Alzheimer’s is a disease that we hear about often, but have yet to truly understand.
1 in 8 seniors over the age of 65 shows signs of Alzheimer’s. More than 5 million have been diagnosed— a number that is expect to rocket up to 16 million within the next few decades.
The numbers are truly staggering, but there is hope that this increasing prevalence will generate greater awareness of the disease and spark interest in deeper study. Already, national activism has gained traction within the federal government, precipitating a $122 million increase in federal funding for Alzheimer’s research and education.
Let’s start with the basics. What is Alzheimer’s?
Alzheimer’s is a specific, and most common, form of dementia which is, itself, a catchall term for any disease of the brain that causes memory loss and affects or impedes other intellectual functions and abilities.
The nature of the disease is one of slow, sometimes unnoticeable changes in the behavior of those it affects. Memory loss, inability to think clearly, and changes in outward behavior are some of the first signs of Alzheimer’s. While these symptoms take time to manifest fully, Alzheimer’s is a progressive disease, meaning these symptoms do worsen over time.
Though certain exercises and activities, particularly brain fitness programs, have the potential to slow down the progression of the disease, there is, as yet, no cure for Alzheimer’s.
However, the work of international advocacy groups have marshaled a worldwide effort to research and study this disease – as well as other forms of dementia – in order to create lasting treatments, delay the onset of Alzheimer’s, and even prevent it from happening.
Where is Alzheimer’s research at now?
A recent study from the Cleveland Clinic has discovered a new brain protein that may be directly linked to Alzheimer’s. This protein, called Neuroligin-1, has previously been associated with long-term memory functions and, when damaged, can be linked to cognitive diseases like autism.
In relation to Alzheimer’s, this protein is important because it allows the brain to send messages through healthy synapses. When blood vessels in the brain amass too much of the protein plaque amyloid beta, the brain’s natural defense and immune systems, called microglia, become overwhelmed and pathways become inflamed. This inflammation leads to “gene modifications in the brain.”
When Neuroligin-1 is modified, it affects the synapses, thus causing memory, thought, and behavior issues.
It’s believed that if medical research are able to find a way to prevent microglia inflammation, synaptic function can be preserved, meaning the memory, thought, and behavior issues associated with diseases like Alzheimer’s can be prevented or fixed.
Although this research has led to the development of a new compound, MDA7, that could treat microglia inflammation, it will still be years before a workable drug treatment is developed and approved.
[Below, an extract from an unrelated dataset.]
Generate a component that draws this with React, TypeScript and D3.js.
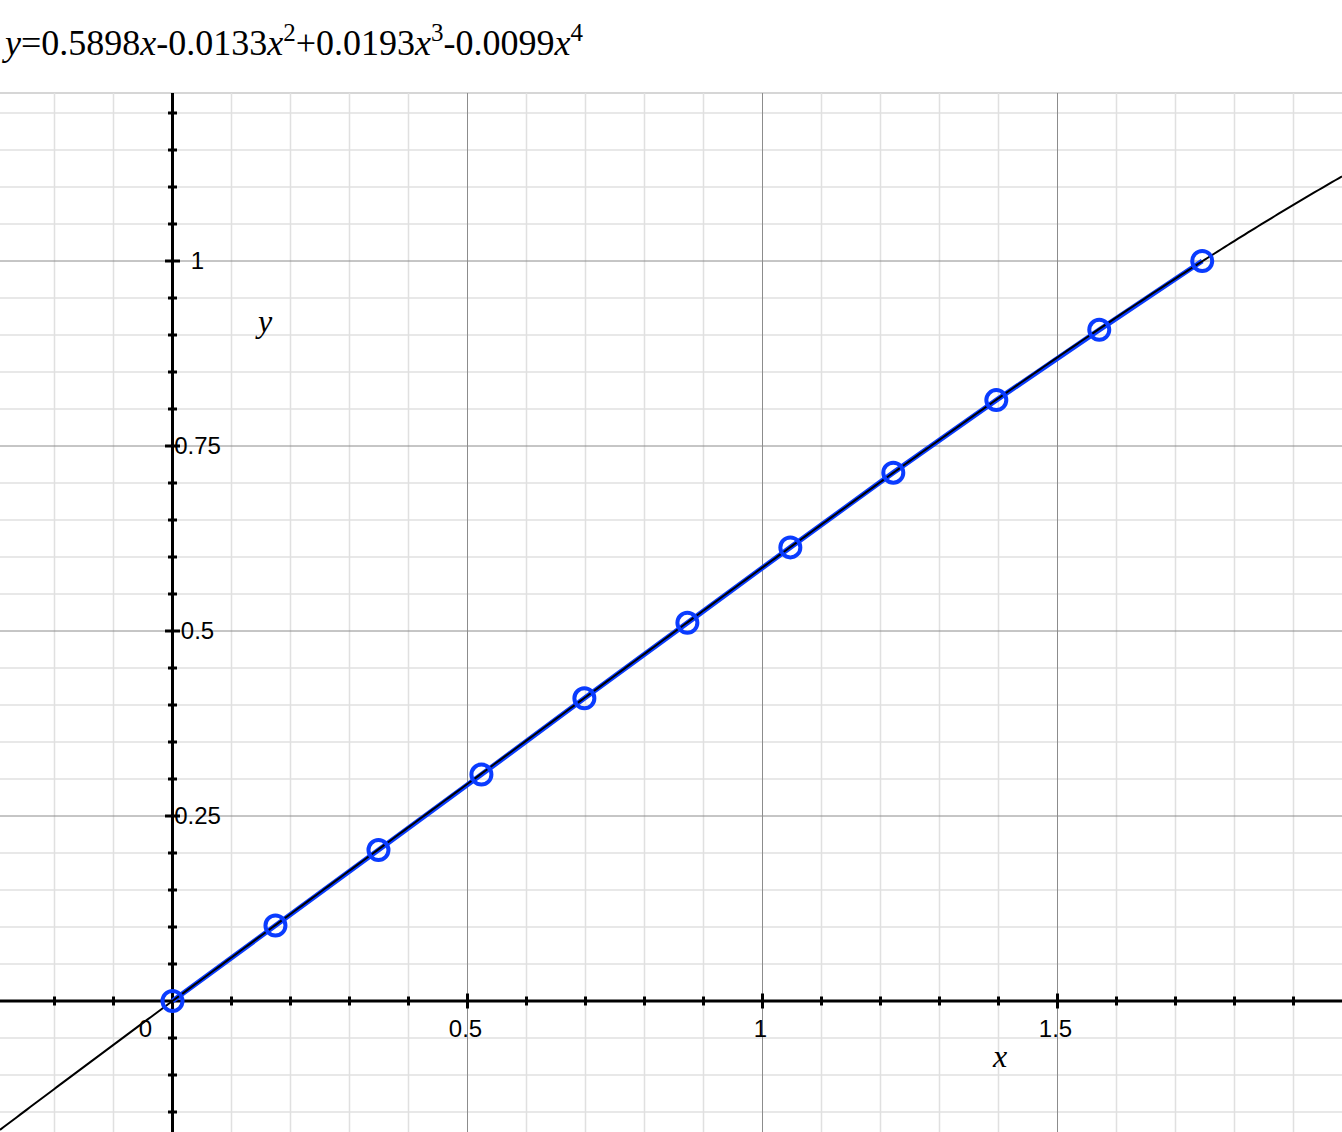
import React from "react";
import * as d3 from "d3";

const W = 1342;
const H = 1132;

const xData = [0, 0.1745, 0.3491, 0.5236, 0.6981, 0.8727, 1.0472, 1.2217, 1.3963, 1.5708, 1.7453];
const yData = [0, 0.102, 0.204, 0.306, 0.409, 0.511, 0.613, 0.714, 0.812, 0.907, 1.0];
const coefs = [0, 0.5898, -0.0133, 0.0193, -0.0099];
const xMajorTicks = [0.5, 1, 1.5];
const xMajorLabels = ["0.5", "1", "1.5"];
const yMajorTicks = [0.25, 0.5, 0.75, 1];
const yMajorLabels = ["0.25", "0.5", "0.75", "1"];

const TOP = 93;

export default function App() {
  const x = d3.scaleLinear().domain([0, 1]).range([172.5, 762.5]);
  const y = d3.scaleLinear().domain([0, 1]).range([1001, 261]);
  const xMin = x.invert(0);
  const xMax = x.invert(W);
  const yMin = y.invert(H);
  const yMax = y.invert(TOP);

  const minorX: number[] = [];
  for (let v = Math.ceil(xMin / 0.1) * 0.1; v <= xMax; v += 0.1) minorX.push(+v.toFixed(4));
  const minorY: number[] = [];
  for (let v = Math.ceil(yMin / 0.05) * 0.05; v <= yMax; v += 0.05) minorY.push(+v.toFixed(4));
  const isMajor = (v: number, step: number) => Math.abs(v / step - Math.round(v / step)) < 1e-6;

  const poly = (t: number) => coefs.reduce((s, c, i) => s + c * Math.pow(t, i), 0);
  const curvePts: [number, number][] = d3.range(0, 401).map((i) => {
    const t = xMin + ((xMax - xMin) * i) / 400;
    return [t, poly(t)];
  });
  const line = d3.line<[number, number]>().x((d) => x(d[0])).y((d) => y(d[1]));
  const pts: [number, number][] = xData.map((v, i) => [v, yData[i]]);

  const blue = "#0a3cff";

  return (
    <div style={{ position: "absolute", left: 0, top: 0 }}>
      <svg width={W} height={H} style={{ display: "block", background: "#fff" }}>
        <defs>
          <clipPath id="plot">
            <rect x={0} y={TOP} width={W} height={H - TOP} />
          </clipPath>
        </defs>
        <text x={5} y={55} fontFamily="'Liberation Serif', 'Times New Roman', serif" fontSize={36} fill="#000">
          <tspan fontStyle="italic">y</tspan>
          <tspan>=0.5898</tspan>
          <tspan fontStyle="italic">x</tspan>
          <tspan>-0.0133</tspan>
          <tspan fontStyle="italic">x</tspan>
          <tspan fontSize={25} dy={-14}>2</tspan>
          <tspan dy={14}>+0.0193</tspan>
          <tspan fontStyle="italic">x</tspan>
          <tspan fontSize={25} dy={-14}>3</tspan>
          <tspan dy={14}>-0.0099</tspan>
          <tspan fontStyle="italic">x</tspan>
          <tspan fontSize={25} dy={-14}>4</tspan>
        </text>
        <line x1={0} x2={W} y1={TOP} y2={TOP} stroke="#d6d6d6" strokeWidth={2} />
        <g clipPath="url(#plot)">
          {minorX.filter((v) => !isMajor(v, 0.5)).map((v) => (
            <line key={"gx" + v} x1={x(v)} x2={x(v)} y1={TOP} y2={H} stroke="#e0e0e0" strokeWidth={1.5} />
          ))}
          {minorY.filter((v) => !isMajor(v, 0.25)).map((v) => (
            <line key={"gy" + v} x1={0} x2={W} y1={y(v)} y2={y(v)} stroke="#e0e0e0" strokeWidth={1.5} />
          ))}
          {minorX.filter((v) => isMajor(v, 0.5) && Math.abs(v) > 1e-6).map((v) => (
            <line key={"Gx" + v} x1={x(v)} x2={x(v)} y1={TOP} y2={H} stroke="#8c8c8c" strokeWidth={1} />
          ))}
          {minorY.filter((v) => isMajor(v, 0.25) && Math.abs(v) > 1e-6).map((v) => (
            <line key={"Gy" + v} x1={0} x2={W} y1={y(v)} y2={y(v)} stroke="#8c8c8c" strokeWidth={1} />
          ))}
          {/* axes */}
          <line x1={0} x2={W} y1={y(0)} y2={y(0)} stroke="#000" strokeWidth={3} />
          <line x1={x(0)} x2={x(0)} y1={TOP} y2={H} stroke="#000" strokeWidth={3} />
          {minorX.filter((v) => Math.abs(v) > 1e-6).map((v) => {
            const len = isMajor(v, 0.5) ? 7.5 : 4.5;
            return <line key={"tx" + v} x1={x(v)} x2={x(v)} y1={y(0) - len} y2={y(0) + len} stroke="#000" strokeWidth={3} />;
          })}
          {minorY.filter((v) => Math.abs(v) > 1e-6).map((v) => {
            const len = isMajor(v, 0.25) ? 7.5 : 4.5;
            return <line key={"ty" + v} x1={x(0) - len} x2={x(0) + len} y1={y(v)} y2={y(v)} stroke="#000" strokeWidth={3} />;
          })}
          {/* data line and curve */}
          <path d={line(pts) || ""} fill="none" stroke={blue} strokeWidth={5} />
          <path d={line(curvePts) || ""} fill="none" stroke="#000" strokeWidth={2} />
          {pts.map((p, i) => (
            <circle key={"c" + i} cx={x(p[0])} cy={y(p[1])} r={10} fill="none" stroke={blue} strokeWidth={4} />
          ))}
        </g>
        {/* tick labels */}
        <g fontFamily="'Liberation Sans', Arial, sans-serif" fontSize={24} fill="#000">
          {xMajorTicks.map((v, i) => (
            <text key={"lx" + v} x={x(v) - 2} y={y(0) + 36} textAnchor="middle">{xMajorLabels[i]}</text>
          ))}
          {yMajorTicks.map((v, i) => (
            <text key={"ly" + v} x={x(0) + 25} y={y(v) + 8} textAnchor="middle">{yMajorLabels[i]}</text>
          ))}
          <text x={x(0) - 27} y={y(0) + 36} textAnchor="middle">0</text>
        </g>
        <text x={265} y={332} textAnchor="middle" fontFamily="'Liberation Serif', 'Times New Roman', serif" fontStyle="italic" fontSize={32}>y</text>
        <text x={1000} y={1067} textAnchor="middle" fontFamily="'Liberation Serif', 'Times New Roman', serif" fontStyle="italic" fontSize={32}>x</text>
      </svg>
    </div>
  );
}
Where does that leave you and your loved ones?
Memory loss, and its associated conditions, is one of the greatest threats facing aging Americans today. Great strides are still being made in Alzheimer’s research, but much study is yet be done before a vaccine to stave off these diseases or an antidote to reverse the effect on those already showing signs or who have been diagnosed can be found.
While current studies and their resulting treatments may not yet directly affect the lives of you and your loved ones, their findings may well lead to significant changes in how medical professionals are able to treat Alzheimer’s and other forms of dementia.
But for now, focus on what you can do at home.
A healthy diet, regular exercise– both physical and mental– and regular social interaction are all known to have a profound effect on brain fitness for seniors.